Gasa dzongkhag has a lot of things to boast about. It is home to the snow leopard, the red panda, some of the highest peaks, glacial lakes, has a popular hot spring and is entirely in a national park.

By January next year, there will be another one added. Should all things stay the way it stands today, the people of Phulakha constituency in the dzongkhag will be the most represented in a local government. There are only 23 registered voters in the dzongkhag thromde. All of them are from Phulakha, which is near the dzong and includes the present small town.

There is not a single registered voter in the other five constituencies to be able to contest the thromde election next year. There will be a thrompon and a thuemi (representative) as they can be elected from the 23 registered voters in Phulakha. But there will be no thromde tshogde if there are no representatives from the other five.

Should all seven members of the tshogde, including the thrompon, be elected from Phulakha, there will be a representative each for every two registered voters. That will be a new record. The joke going around is that it is even easy to bribe all the registered voters to become the thrompon. This is not to deride the importance of the thromde, but to pick on the number of registered voters.

The thromde is finalised and election will go on. A thrompon and a representative will be elected. We can expect easier decision-making without the concern of the thromde tshogde getting into a deadlock over issues. But this is not healthy and should change.

For Gasaps, there is no time left to transfer census or mitsi to the other constituencies to contest the upcoming election as election law requires at least one year of residency to contest. We cannot have a thromde just for the sake of having it or because the law prescribes it. There is a purpose of having a thromde and it should be fulfilled once it is established.

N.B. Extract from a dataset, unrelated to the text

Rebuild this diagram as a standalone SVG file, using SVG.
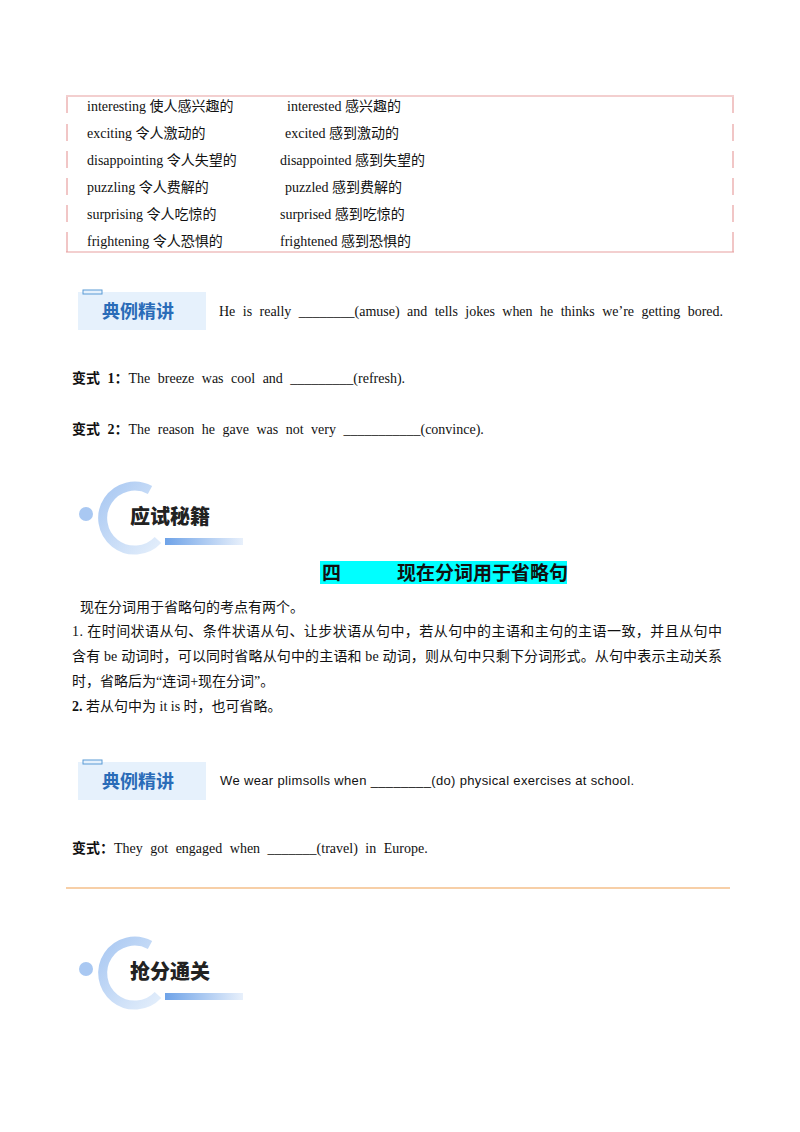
<svg xmlns="http://www.w3.org/2000/svg" width="800" height="1132" viewBox="0 0 800 1132">
<defs>
<style>
.t{font-family:"Liberation Serif","Noto Sans CJK SC",serif;font-size:14px;fill:#111}
.s{font-family:"Liberation Sans","Noto Sans CJK SC",sans-serif;font-size:13px;fill:#111}
.b{font-weight:bold}
.bt{font-family:"Noto Sans CJK SC",sans-serif;font-weight:bold;font-size:18px;fill:#2a6cb8}
.lg{font-family:"Noto Sans CJK SC",sans-serif;font-weight:900;font-size:20px;fill:#222}
.tb{stroke:#e8a0a0;stroke-width:1.2;fill:none}
.w{word-spacing:4px}
</style>
<linearGradient id="bar" x1="0" x2="1"><stop offset="0" stop-color="#6fa3e8"/><stop offset="1" stop-color="#e8f0fb"/></linearGradient>
<linearGradient id="arc" x1="0" y1="0" x2="1" y2="1"><stop offset="0" stop-color="#a9c8f2"/><stop offset="1" stop-color="#e3eefb"/></linearGradient>
</defs>
<rect width="800" height="1132" fill="#fff"/>
<g id="table">
<line class="tb" x1="66" y1="96" x2="734" y2="96"/>
<line class="tb" x1="66" y1="252" x2="734" y2="252"/>
<line class="tb" x1="67" y1="97" x2="67" y2="113"/><line class="tb" x1="67" y1="124" x2="67" y2="141"/><line class="tb" x1="67" y1="151" x2="67" y2="168"/><line class="tb" x1="67" y1="178" x2="67" y2="195"/><line class="tb" x1="67" y1="205" x2="67" y2="222"/><line class="tb" x1="67" y1="232" x2="67" y2="252"/>
<line class="tb" x1="733" y1="97" x2="733" y2="113"/><line class="tb" x1="733" y1="124" x2="733" y2="141"/><line class="tb" x1="733" y1="151" x2="733" y2="168"/><line class="tb" x1="733" y1="178" x2="733" y2="195"/><line class="tb" x1="733" y1="205" x2="733" y2="222"/><line class="tb" x1="733" y1="232" x2="733" y2="252"/>
<text class="t" x="87" y="111">interesting  使人感兴趣的</text><text class="t" x="287" y="111">interested 感兴趣的</text>
<text class="t" x="87" y="138">exciting 令人激动的</text><text class="t" x="285" y="138">excited 感到激动的</text>
<text class="t" x="87" y="165">disappointing 令人失望的</text><text class="t" x="280" y="165">disappointed 感到失望的</text>
<text class="t" x="87" y="192">puzzling 令人费解的</text><text class="t" x="285" y="192">puzzled 感到费解的</text>
<text class="t" x="87" y="219">surprising 令人吃惊的</text><text class="t" x="280" y="219">surprised 感到吃惊的</text>
<text class="t" x="87" y="246">frightening 令人恐惧的</text><text class="t" x="280" y="246">frightened 感到恐惧的</text>
</g>
<g id="badge1">
<rect x="78" y="292" width="128" height="38" fill="#e6f1fc"/>
<rect x="83" y="290" width="19" height="4" fill="#e6f1fc" stroke="#5b9bd5" stroke-width="1"/>
<text class="bt" x="102" y="318">典例精讲</text>
</g>
<text class="t w" x="219" y="316" textLength="504" lengthAdjust="spacing">He is really ________(amuse) and tells jokes when he thinks we’re getting bored.</text>
<text class="t w" x="72" y="383"><tspan class="b">变式 1：</tspan>The breeze was cool and _________(refresh).</text>
<text class="t w" x="72" y="434"><tspan class="b">变式 2：</tspan>The reason he gave was not very ___________(convince).</text>
<g id="logo1">
<path d="M150,490 A32,32 0 1 0 158,540" fill="none" stroke="url(#arc)" stroke-width="9"/>
<circle cx="86" cy="514" r="7" fill="#a9c8f2"/>
<rect x="165" y="538" width="78" height="7" fill="url(#bar)"/>
<text class="lg" x="130" y="524">应试秘籍</text>
</g>
<g id="heading">
<rect x="320" y="561" width="247" height="23" fill="#00ffff"/>
<text class="t b" x="322" y="580" style="font-size:19px">四</text>
<text class="t b" x="397" y="580" style="font-size:19px">现在分词用于省略句</text>
</g>
<text class="t" x="80" y="612">现在分词用于省略句的考点有两个。</text>
<text class="t" x="72" y="636" textLength="650" lengthAdjust="spacing">1.  在时间状语从句、条件状语从句、让步状语从句中，若从句中的主语和主句的主语一致，并且从句中</text>
<text class="t" x="72" y="661" textLength="650" lengthAdjust="spacing">含有 be 动词时，可以同时省略从句中的主语和 be 动词，则从句中只剩下分词形式。从句中表示主动关系</text>
<text class="t" x="72" y="686">时，省略后为“连词+现在分词”。</text>
<text class="t" x="72" y="711"><tspan class="b">2.</tspan>  若从句中为 it  is 时，也可省略。</text>
<g id="badge2">
<rect x="78" y="762" width="128" height="38" fill="#e6f1fc"/>
<rect x="83" y="760" width="19" height="4" fill="#e6f1fc" stroke="#5b9bd5" stroke-width="1"/>
<text class="bt" x="102" y="788">典例精讲</text>
</g>
<text class="s" x="220" y="785" textLength="414" lengthAdjust="spacing">We wear plimsolls when ________(do) physical exercises at school.</text>
<text class="t w" x="72" y="853"><tspan class="b">变式：</tspan>They got engaged when _______(travel) in Europe.</text>
<line x1="66" y1="888" x2="730" y2="888" stroke="#f0a050" stroke-width="1.2"/>
<g id="logo2">
<path d="M150,945 A32,32 0 1 0 158,995" fill="none" stroke="url(#arc)" stroke-width="9"/>
<circle cx="86" cy="969" r="7" fill="#a9c8f2"/>
<rect x="165" y="993" width="78" height="7" fill="url(#bar)"/>
<text class="lg" x="130" y="979">抢分通关</text>
</g>
</svg>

Elected representatives from the dzongkhag and the government should ensure that there are people in the other constituencies. The constituencies were inhabited in the past. People have migrated. What could have been the reasons? If there are opportunities in their village or chiwog, people will return.

Gasa has developed a lot. It is now connected with a road. There is potential in the dzongkhag, tourism being one. If the place develops, people will return. The thrompon and his thuemi will have more work than their colleagues in other thromdes.